Dryer and Peckham adapted MacMillan’s four-level model by dividing the environment into “social contexts” of field, room, table, and rater (14). Field variables involved the extent to which the raters were attuned to general assumptions common to composition scholarship, such as definitions of concepts and how to prioritize the four criteria (19-22). The “room” system consisted of the expectations established by the chief reader and the degree to which raters worked within those expectations as they applied the criteria (22-24). Table-specific variables were based on the recognition that each table operated with its own microecology growing out of such components as interpersonal interactions among the raters and the interventions of the table leaders (25-30). Finally, the individual-rater system encompassed factors such as how each rater negotiated the space between his or her own responses to the process and the expectations and pressures of the field, room, and table (30-33).
Field-level findings included the observation that most of the raters agreed with the ordered ranking of the criteria that had been chosen by the WPA team that developed the outcomes (20-21). The authors maintain that the ability of their study to identify the outliers (three of seventeen raters) who considered Writing Processes and Knowledge of Conventions most important permits a sense of how widely the field’s values have spread throughout the profession (22). Collecting a complete “scoring history” for each rater, including the number of “overturned” scores, or scores that deviated from the room consensus, allowed the finding that ranking the four criteria differently from the field consensus led to a high percentage of such incorrect scores (21).

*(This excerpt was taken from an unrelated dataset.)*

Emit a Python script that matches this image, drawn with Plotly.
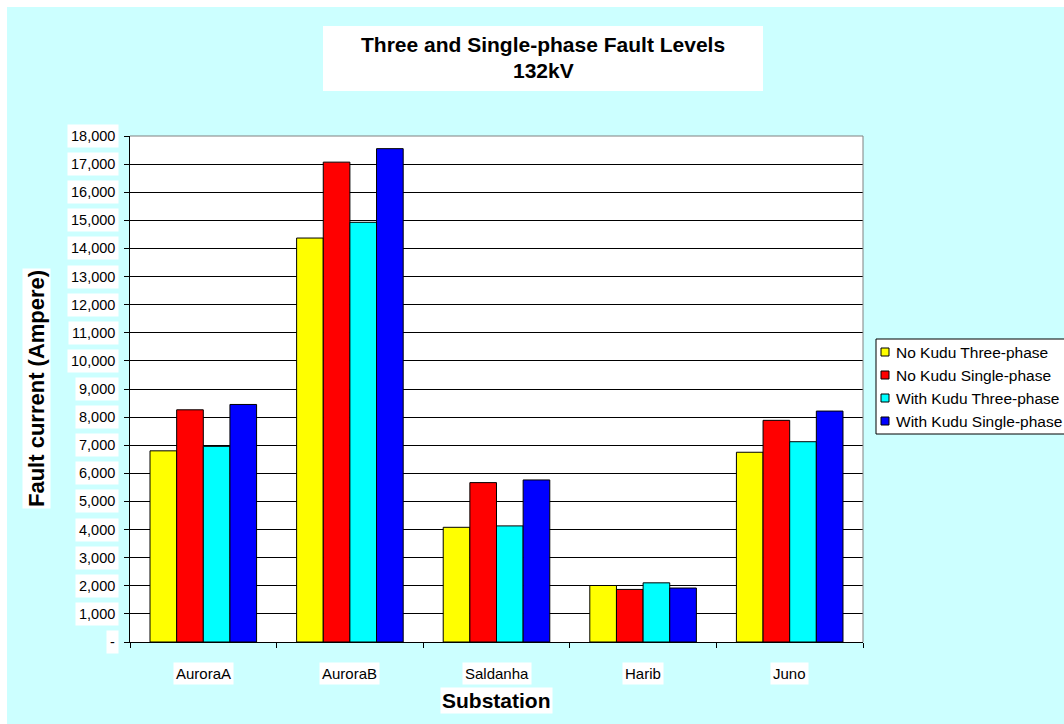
import plotly.graph_objects as go

# Fault current per substation (Ampere)
substations = ["AuroraA", "AuroraB", "Saldanha", "Harib", "Juno"]
no_kudu_three = [6800, 14370, 4080, 2010, 6750]
no_kudu_single = [8260, 17070, 5670, 1870, 7885]
with_kudu_three = [6960, 14930, 4130, 2105, 7125]
with_kudu_single = [8450, 17550, 5765, 1920, 8215]

series_names = ["No Kudu Three-phase", "No Kudu Single-phase",
                "With Kudu Three-phase", "With Kudu Single-phase"]
series_values = [no_kudu_three, no_kudu_single, with_kudu_three, with_kudu_single]
series_colors = ["#FFFF00", "#FF0000", "#00FFFF", "#0000FF"]

title_lines = ["Three and Single-phase Fault Levels", "132kV"]

y_ticks = list(range(0, 18001, 1000))
y_tick_labels = ["-"] + [f"{v:,}" for v in y_ticks[1:]]

FONT = "Liberation Sans, Arial, sans-serif"
W, H = 1064, 724
L, R, T, B = 130, 201, 136, 82
PW, PH = W - L - R, H - T - B


def px_x(px):
    return (px - L) / PW


def px_y(py):
    return (H - B - py) / PH


fig = go.Figure()
for name, vals, col in zip(series_names, series_values, series_colors):
    fig.add_trace(go.Bar(
        x=substations, y=vals, name=name,
        marker=dict(color=col, line=dict(color="black", width=1)),
        showlegend=False,
    ))

annotations = []
shapes = []

# white strips at the top and left edge of the page
shapes.append(dict(type="rect", xref="paper", yref="paper", layer="below",
                   x0=px_x(-5), x1=px_x(7), y0=px_y(730), y1=px_y(-5),
                   fillcolor="white", line=dict(width=0)))
shapes.append(dict(type="rect", xref="paper", yref="paper", layer="below",
                   x0=px_x(-5), x1=px_x(1070), y0=px_y(7), y1=px_y(-5),
                   fillcolor="white", line=dict(width=0)))

# grey plot-area border on top and right
shapes.append(dict(type="line", xref="paper", yref="paper", layer="above",
                   x0=0, x1=1, y0=1, y1=1, line=dict(color="#808080", width=1)))
shapes.append(dict(type="line", xref="paper", yref="paper", layer="above",
                   x0=1, x1=1, y0=0, y1=1, line=dict(color="#808080", width=1)))

# title on a white panel
shapes.append(dict(type="rect", xref="paper", yref="paper", layer="below",
                   x0=px_x(323), x1=px_x(763), y0=px_y(91), y1=px_y(26),
                   fillcolor="white", line=dict(width=0)))
for line, cy in zip(title_lines, [44.5, 70]):
    annotations.append(dict(
        xref="paper", yref="paper", x=px_x(543), y=px_y(cy),
        xanchor="center", yanchor="middle", showarrow=False,
        text=f"<b>{line}</b>",
        font=dict(family=FONT, size=21, color="black"),
    ))

# y tick labels on white boxes
for v, lab in zip(y_ticks, y_tick_labels):
    annotations.append(dict(
        xref="paper", yref="y", x=px_x(119), y=v,
        xanchor="right", yanchor="middle", showarrow=False,
        text=lab, font=dict(family=FONT, size=14.5, color="black"),
        bgcolor="white", borderpad=3,
    ))

# category labels on white boxes
for s in substations:
    annotations.append(dict(
        xref="x", yref="paper", x=s, y=px_y(673.5),
        xanchor="center", yanchor="middle", showarrow=False,
        text=s, font=dict(family=FONT, size=15, color="black"),
        bgcolor="white", borderpad=2,
    ))

# axis titles
annotations.append(dict(
    xref="paper", yref="paper", x=0.5, y=px_y(700),
    xanchor="center", yanchor="middle", showarrow=False,
    text="<b>Substation</b>", font=dict(family=FONT, size=21, color="black"),
    bgcolor="white", borderpad=1,
))
annotations.append(dict(
    xref="paper", yref="paper", x=px_x(36), y=0.5,
    xanchor="center", yanchor="middle", showarrow=False, textangle=-90,
    text="<b>Fault current (Ampere)</b>", font=dict(family=FONT, size=22, color="black"),
    bgcolor="white", borderpad=1,
))

# legend box
shapes.append(dict(type="rect", xref="paper", yref="paper", layer="above",
                   x0=px_x(876), x1=px_x(1100), y0=px_y(434), y1=px_y(339),
                   fillcolor="white", line=dict(color="black", width=1)))
for i, (name, col) in enumerate(zip(series_names, series_colors)):
    cy = 352 + 23 * i
    shapes.append(dict(type="rect", xref="paper", yref="paper", layer="above",
                       x0=px_x(881), x1=px_x(889), y0=px_y(cy + 4), y1=px_y(cy - 4),
                       fillcolor=col, line=dict(color="black", width=1)))
    annotations.append(dict(
        xref="paper", yref="paper", x=px_x(894), y=px_y(cy),
        xanchor="left", yanchor="middle", showarrow=False,
        text=name, font=dict(family=FONT, size=15.5, color="black"),
    ))

fig.update_layout(
    width=W, height=H,
    margin=dict(l=L, r=R, t=T, b=B, autoexpand=False),
    paper_bgcolor="#CCFFFF", plot_bgcolor="white",
    barmode="group", bargap=0.273, bargroupgap=0,
    font=dict(family=FONT, size=14, color="black"),
    annotations=annotations, shapes=shapes,
    showlegend=False,
)
fig.update_xaxes(
    showline=True, linecolor="black", linewidth=1,
    ticks="outside", tickson="boundaries", ticklen=5, tickcolor="black",
    showticklabels=False, showgrid=False,
)
fig.update_yaxes(
    range=[0, 18000], tickvals=y_ticks, showticklabels=False,
    showline=True, linecolor="black", linewidth=1,
    ticks="outside", ticklen=5, tickcolor="black",
    showgrid=True, gridcolor="black", gridwidth=1, zeroline=False,
)

fig.write_html("out.html")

The room-level conclusions demonstrated the assumption that there actually is a “real” or correct score for each paper and that the benchmark papers adequately represent how a paper measured against the selected criteria can earn this score. This phenomenon, the authors argue, tends to pervade assessment environments (23). Raters were extolled for bringing “professional” expertise to the process (19); however, raters whose scores deviated too far from the correct score were judged “out of line” (22). Interviews and surveys reveal that raters were concerned with the fit between their own judgments and the “room” score and sometimes struggled to adjust their scores to more closely match the room consensus (e.g., 23-24).
At the table level, observations and interviews revealed the degree to which some raters’ behavior and perceived attitudes influenced other raters’ decisions (e.g., 28). Table leaders’ ability to keep the focus on the specific criteria, redirecting raters away from other, more individual criteria, affected overall table results (25-27): A comparison of the range of table scores with the overall room score enabled the authors to designate some tables as “timid,” unwilling to risk awarding high or low scores, and others as “bold,” able to assign scores across the entire 1-6 range (25). Dryer and Peckham note that some raters consciously opted for a 2 rather than a 1, for example, because they felt that the 2 would be “adjacent” to either a 1 or a 3 and thus “safe” from being declared incorrect (28).
Discussion of the rater-level social system focused on the “surprising degree” to which raters did not actually conform to the approved rubric to make their judgments (31). For example, raters responded to the writer’s perceived gender as well as to suppositions about the English program from which particular papers had been drawn (30-31). Similarly, at the table level, raters veered toward criteria not on the rubric, such as “voice” or “engagement” (24). These raters’ resistance to the room expectations showed up overtly in the exit surveys and interviews but not in the data from the assessment itself.
Dryer and Peckham recommend four adjustments to standard procedures for such assessments. First, awareness of the “ecology of scoring” can suggest protocols to head off the most likely deviations from consistent use of the rubric (33-34). Second, this same awareness can prevent overconfidence in the power of calibration and norming to disrupt individual preconceptions about what constitutes a good paper (34-35). Third, the authors recommend more opportunities to discuss the meaning and value of key terms and to air individual concerns with room and field expectations (35). Fourth, the collection of data like individual and table-level scoring as well as measures of overall and individual alignment with the field should become standard practice. Rather than undercutting the validity of assessments, the authors argue, such data would underscore the complexity of the process and accentuate the need for care and expertise both in evaluating student writing and in applying the results, heading off the assumption that writing assessment is a simple or mechanical task that can easily be outsourced (36).